Na mesma eleição, acusaram Cafeteira de ter mandado matar o Sr. Reis Pacheco, que havia atropelado o sogro do senador. Isso foi divulgado em todo o interior, inclusive por Sarney pessoalmente, em sua TV em Imperatriz. A notícia foi desmentida ao apagar das luzes, no último programa eleitoral, quando Cafeteira apresentou o "morto", saudável e falante, a todos os eleitores. Ocorre que esse programa, por estranha "coincidência", não foi exibido no interior: a TV Mirante simplesmente cortou o sinal do satélite. Da mesma forma como fez quarta-feira passada, 4 de setembro, quando foi divulgado o resultado do Ibope dando vantagem de 9 pontos a Jackson Lago. Desnecessário dizer que a manchete do dia 5 de setembro do jornal O Estado do Maranhão foi "Ibope confirma crescimento de José Reinaldo." A mesma edição, na maior cara de pau, simplesmente não informa o resultado para o Senado, desfavorável a Edison Lobão.

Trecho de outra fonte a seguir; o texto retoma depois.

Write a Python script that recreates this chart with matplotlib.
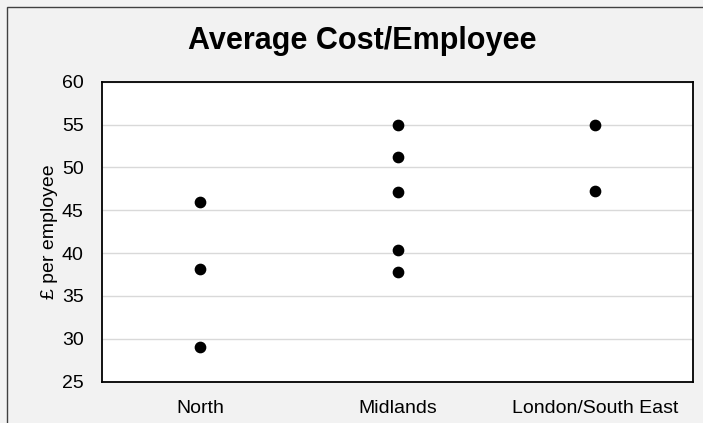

E, pasmem, a edição da IstoÉ de 1994, contra Cafeteira, foi reimpressa agora na íntegra, para distribuição no interior do Maranhão! Um repórter da revista confirmou, por telefone, que foram feitos 60 mil exemplares, com anúncios, entrevistas e tudo o mais, cheirando a tinta, de uma revista com oito anos de idade! No entanto, em contato com a assessoria jurídica da Frente Trabalhista, a IstoÉ nega a reimpressão, alertada de que a matéria em questão incorre em crime grave, visto já ter sido objeto de investigação federal. De todo modo, a revista está sendo processada.

Vale lembrar o que disse o padre Antonio Vieira, quando andou por aqui. "No Maranhão, até as nuvens mentem."

É impressionante como a imprensa não se ocupa do escândalo dessas práticas. Será necessário abrir quantos cofres para que a mídia nacional volte novamente os olhos para o Maranhão?